As if torrents weren’t enough of a nightmare for an industry that spends billions on its productions, software has popped up which offers freebie hunters the same premium experience offered by the likes of Netflix.
It’s called Popcorn Time, and by the looks of it, the only thing users will have to pay for is microwave popcorn to munch on as they enjoy their favorite flicks or TV shows.
Although it closed over the weekend, the software resurfaced again in another form.
"The next stage of piracy, and one rights holders need to be really worried about, is when the pirates start behaving like the rest of the internet and start making great user experiences," said Mark Mulligan, an analyst and co-founder of Midia Consulting.
Thousands of movies are listed for immediate viewing and it is powered by BitTorrent files. Aside from the instant access, the interface is far easier to navigate for the less net savvy folks.
Popcorn Time, launched last week, was made an open-source and posted on a popular code-sharing website. As a result, anyone can use, adapt and most importantly, host the software. This makes it difficult to shut down.
While the makers of the original decided to "close" the service at the end of last week, it has now been translated into 32 different languages and resurrected by BitTorrent site YTS, which took advantage of the open source status.
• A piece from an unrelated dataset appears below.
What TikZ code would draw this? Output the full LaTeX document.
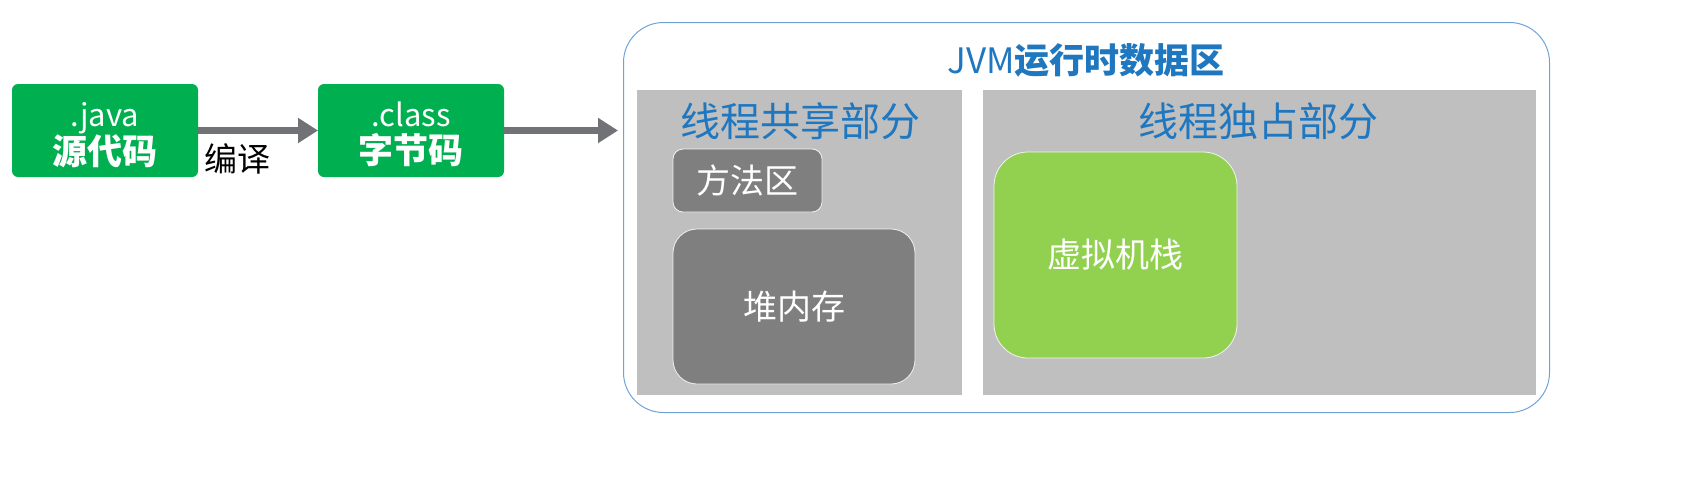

"The YTS team will now be picking up the Popcorn Time project and continuing on like previously," a developer told TorrentFreak. "We are in a better position copyright wise as for us, because it's build on our API. It's as if we have built another interface to our website.
It's our vision at YTS that we see through projects like these and that just because they create a little stir in the public, it doesn't mean they are shut down."
Who Created It?
Before taking it down, the mysterious creators explained their controversial product and gave their reasons for launching it.
"Popcorn Time doesn't host any copyrighted content, the app is based in a decentralised model, working with services that already exist and are used daily by millions of people worldwide," said the still anonymous creators.
While their identity may be secret, the Popcorn Time makers said on the website that they were based in Buenos Aires.
"We aren't making any money or accepting donations with the project at the time, as we keep to our original intentions of just focusing Popcorn Time on a technology experiment to bring a simpler way to experience movies in a digital environment."
In a later blog, the team took the time to criticize the film industry for placing unnecessary restrictions on streaming from around the world.
"Take Argentina for example. Streaming providers seem to believe that There's Something About Mary is a recent movie. That movie would be old enough to vote here."